Il a de la gueule, Nicolas Canuel. Silhouette nerveuse, mâchoire carrée, cheveu coupé court, tout est précis dans l'allure du comédien. Hasard ou coïncidence, les réalisateurs l'imaginent souvent dans des rôles de durs : «mercenaire» dans Le dernier tunnel, prêtre trouble dans Sur le seuil, et même voleur, dans le succès surprise de l'été, Bluff.

Dans Bluff, Nicolas Canuel est Chuck, une petite frappe qui réalise un faux cambriolage avec Marc Messier, délinquant débonnaire. Encore un voleur, «mais c'est pas un tueur, c'est un malfaisant», nuance le comédien. Un spectateur de Québec l'a un jour interpellé: «Toi, si t'étais pas comédien, tu serais voleur!»

Ni voleur ni comédien, sa mère l'aurait vu avocat. Nicolas n'a pas écouté Lucille Papineau, sa comédienne de mère, ni Yvan Canuel, son comédien de père. Son frère Érik est devenu réalisateur. Et lui, Nicolas, est devenu comédien. De théâtre, d'abord, puis de cinéma.

Avec son père, metteur en scène, Nicolas Canuel apprend les ficelles du métier. «J'ai joué avec lui pendant des années», se souvient-il. Très tôt, il trouve dans le jeu «une résonance». Nicolas Canuel étudie à Sainte-Thérèse, avant de revenir vers le théâtre familial.

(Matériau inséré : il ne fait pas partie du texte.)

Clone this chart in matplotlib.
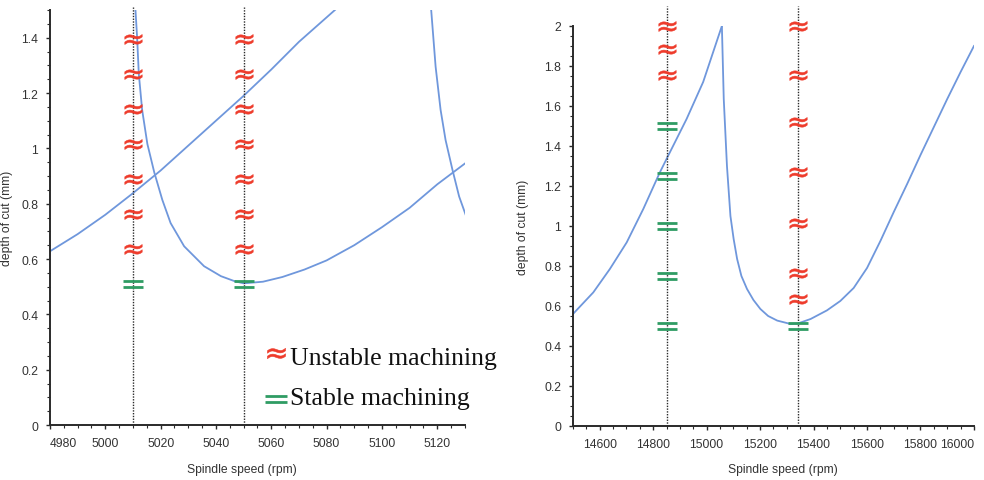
import matplotlib
matplotlib.use("Agg")
import matplotlib.pyplot as plt
from matplotlib.path import Path
from matplotlib.lines import Line2D
from matplotlib.ticker import MultipleLocator, FuncFormatter

# ---- left chart, around 5000 rpm ----
left_test_speeds = [5010, 5050]
left_unstable_depths = [0.635, 0.762, 0.889, 1.016, 1.143, 1.27, 1.397]
left_stable_depths = [0.508]

# lobe coming in from the left
lobe_a_rpm = [4980, 4990, 5000, 5010, 5020, 5030, 5040, 5050, 5060, 5070, 5083]
lobe_a_depth = [0.628, 0.69, 0.76, 0.838, 0.92, 1.01, 1.10, 1.19, 1.285, 1.385, 1.5]

# main lobe with its minimum near 5050 rpm
lobe_b_rpm = [5010.9, 5011.5, 5012.1, 5013.3, 5015.2, 5017.7, 5020.6, 5023.6, 5028.5,
              5035.7, 5041.8, 5046.7, 5050, 5057, 5064, 5072, 5080, 5090, 5100, 5110,
              5120, 5130.9]
lobe_b_depth = [1.5, 1.4, 1.27, 1.14, 1.016, 0.913, 0.814, 0.73, 0.646,
                0.574, 0.538, 0.52, 0.512, 0.518, 0.535, 0.562, 0.595, 0.65, 0.715,
                0.785, 0.87, 0.952]

# next lobe on the right
lobe_c_rpm = [5117.8, 5119.4, 5121.2, 5123.0, 5125.5, 5127.9, 5130.9]
lobe_c_depth = [1.5, 1.295, 1.139, 1.03, 0.922, 0.826, 0.742]

# ---- right chart, around 15000 rpm ----
right_test_speeds = [14850, 15340]
unstable_14850 = [1.755, 1.885, 2.0]
stable_14850 = [0.5, 0.75, 1.0, 1.25, 1.5]
unstable_15340 = [0.635, 0.765, 1.015, 1.27, 1.52, 1.755, 2.0]
stable_15340 = [0.5]

lobe_1_rpm = [14500, 14576, 14638, 14701, 14763, 14825, 14850, 14925, 14987, 15057]
lobe_1_depth = [0.56, 0.668, 0.785, 0.918, 1.085, 1.268, 1.335, 1.535, 1.72, 2.0]

lobe_2_rpm = [15057, 15064, 15076, 15089, 15101, 15114, 15130, 15151, 15175, 15201, 15230,
              15264, 15314, 15340, 15389, 15450, 15500, 15550, 15600, 15650, 15700, 15750,
              15800, 15850, 15900, 15950, 16000]
lobe_2_depth = [2.0, 1.635, 1.30, 1.05, 0.935, 0.835, 0.75, 0.685, 0.63, 0.585, 0.55,
                0.527, 0.51, 0.512, 0.535, 0.578, 0.625, 0.69, 0.79, 0.925, 1.07, 1.21,
                1.355, 1.495, 1.635, 1.77, 1.9]

legend_labels = ["Unstable machining", "Stable machining"]

BLUE = "#6f97dc"
RED = "#ee3b2b"
GREEN = "#2f9c63"
INK = "#2a2a2a"

# "=" marker: two short horizontal bars
EQUAL_MARK = Path([(-1, 0.28), (1, 0.28), (-1, -0.28), (1, -0.28)],
                  [Path.MOVETO, Path.LINETO, Path.MOVETO, Path.LINETO])
APPROX_MARK = r"$\approx$"

plt.rcParams["font.family"] = ["Liberation Sans", "DejaVu Sans"]


def style_axes(ax, xminor, ystep, xticks, ylim):
    '''Axes look of the stability software: only left and bottom spines'''
    for side in ["top", "right"]:
        ax.spines[side].set_visible(False)
    for side in ["left", "bottom"]:
        ax.spines[side].set_linewidth(1.4)
        ax.spines[side].set_color(INK)
    ax.set_xticks(xticks)
    ax.yaxis.set_major_locator(MultipleLocator(ystep))
    ax.yaxis.set_minor_locator(MultipleLocator(0.05))
    ax.xaxis.set_minor_locator(MultipleLocator(xminor))
    ax.set_ylim(ylim)
    ax.yaxis.set_major_formatter(FuncFormatter(lambda v, p: "%g" % round(v, 2)))
    ax.tick_params(which="major", direction="out", length=3, width=1, color=INK,
                   labelsize=8.7, labelcolor="#333333", pad=5.5)
    ax.tick_params(which="minor", direction="out", length=2, width=0.8, color=INK)
    ax.set_xlabel("Spindle speed (rpm)", fontsize=8.7, color="#333333")
    ax.set_ylabel("depth of cut (mm)", fontsize=8.7, color="#333333")


def draw_test(ax, speed, unstable, stable, top):
    '''Dotted test line with the unstable / stable cut markers on it'''
    ax.plot([speed, speed], [0, top], color=INK, lw=1, ls=(0, (1, 1)), clip_on=False)
    ax.plot([speed] * len(unstable), unstable, ls="none", marker=APPROX_MARK,
            markersize=12.5, color=RED, mec=RED, mew=0.4, clip_on=False)
    ax.plot([speed] * len(stable), stable, ls="none", marker=EQUAL_MARK,
            markersize=15, mec=GREEN, mew=2, clip_on=False)


fig = plt.figure(figsize=(9.84, 4.81), dpi=100)

# left chart
ax1 = fig.add_axes([0.0508, 0.1143, 0.4217, 0.8628])
ax1.set_xlim(4980, 5130)
for rpm, depth in [(lobe_a_rpm, lobe_a_depth), (lobe_b_rpm, lobe_b_depth),
                   (lobe_c_rpm, lobe_c_depth)]:
    ax1.plot(rpm, depth, color=BLUE, lw=1.3)
for speed in left_test_speeds:
    draw_test(ax1, speed, left_unstable_depths, left_stable_depths, 1.51)
style_axes(ax1, 5, 0.2, list(range(4980, 5121, 20)), (0, 1.5))
ax1.get_xticklabels()[0].set_horizontalalignment("left")
ax1.xaxis.set_label_coords(0.463, -0.092)
ax1.yaxis.set_label_coords(-0.088, 0.5)

# right chart
ax2 = fig.add_axes([0.5823, 0.1123, 0.4075, 0.8316])
ax2.set_xlim(14500, 16000)
ax2.plot(lobe_1_rpm, lobe_1_depth, color=BLUE, lw=1.3)
ax2.plot(lobe_2_rpm, lobe_2_depth, color=BLUE, lw=1.3)
draw_test(ax2, right_test_speeds[0], unstable_14850, stable_14850, 2.1)
draw_test(ax2, right_test_speeds[1], unstable_15340, stable_15340, 2.1)
style_axes(ax2, 50, 0.2, list(range(14600, 16001, 200)), (0, 2.0))
ax2.get_xticklabels()[-1].set_horizontalalignment("right")
ax2.xaxis.set_label_coords(0.524, -0.0925)
ax2.yaxis.set_label_coords(-0.11, 0.5)

# hand placed legend between the two charts
fig.add_artist(Line2D([0.2805], [1 - 354 / 481], transform=fig.transFigure, ls="none",
                      marker=APPROX_MARK, markersize=13, color=RED, mec=RED, mew=0.4))
fig.add_artist(Line2D([0.2805], [1 - 400 / 481], transform=fig.transFigure, ls="none",
                      marker=EQUAL_MARK, markersize=16, mec=GREEN, mew=2))
fig.text(0.2947, 1 - 365 / 481, legend_labels[0], fontsize=18.5,
         family="Liberation Serif", va="baseline", color="#111111")
fig.text(0.2947, 1 - 405 / 481, legend_labels[1], fontsize=18.5,
         family="Liberation Serif", va="baseline", color="#111111")

fig.savefig("out.png", dpi=100)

Son parcours n'a rien de l'itinéraire d'un enfant gâté. Nicolas Canuel a connu ses galères. Après une période de vaches maigres, il a même tout quitté pour s'installer à la campagne. Éric Tessier est venu le chercher pour Sur le seuil. «J'ai appris qu'il faut savoir lâcher prise dans la vie», énonce-t-il.

Depuis, les choses vont comme elles viennent. Au cinéma, il y a eu Nez Rouge, Le dernier tunnel, La rage de l'ange, et même Bon Cop Bad Cop, le film de (presque) tous les records réalisé par Érik. «C'est mon frère, on se comprend. Avec lui, c'est facile en tant que comédien de rendre compte de sa vision des choses», note-t-il.

Ce printemps, la petite entreprise porno de son personnage dans Ma fille, mon ange, faisait le malheur de Michel Côté, papa éploré de Karine Vanasse. «Ce personnage est perçu comme la bête noire du film. C'est un séducteur, un brillant homme d'affaires. Et c'est probablement le personnage le plus intègre du film», défend-il.

En ce moment, les tournages se succèdent, et c'est tant mieux. Il y a Les Lavigueur, une nouvelle série télé, et aussi, le prochain long métrage de Denis Côté, Elle veut le chaos. Face à Laurent Lucas, il sera un «mauvais garnement». Là encore, le physique joue. «J'essaie toujours de donner des marques physiques à mes personnages», plaide-t-il.

En amoureux du cinéma, le comédien n'aime rien tant que les atavismes du comédien. «J'aime beaucoup les gars qui surprennent, qui prennent des risques», dit-il. Lui aussi pourrait surprendre: après un passage dans la musique, Nicolas Canuel ferait bien quelque chose qu'on voit peu, un film d'amour.

«Ce sont des films qui marquent», estime-t-il. Lui-même s'est trouvé complètement bouleversé par Fanfan, le film du romancier romantique Alexandre Jardin. «Bon, c'est un peu à l'eau de rose, mais ça a remis en question mon couple à l'époque. Je suis en total accord avec son approche de l'être aimé», dit-il. Son couple n'a d'ailleurs pas survécu au film.

La trentaine passée, Nicolas Canuel s'est assagi, vit avec sa compagne et vient d'être papa. «J'ai appelé mon gars Eliott. Deux mois après, on me proposait un rôle dans la série Les soeurs Eliott», dit-il. La vie est comme ça, pleine d'imprévus. «C'est ce qui est merveilleux. Finalement, les choses se placent.»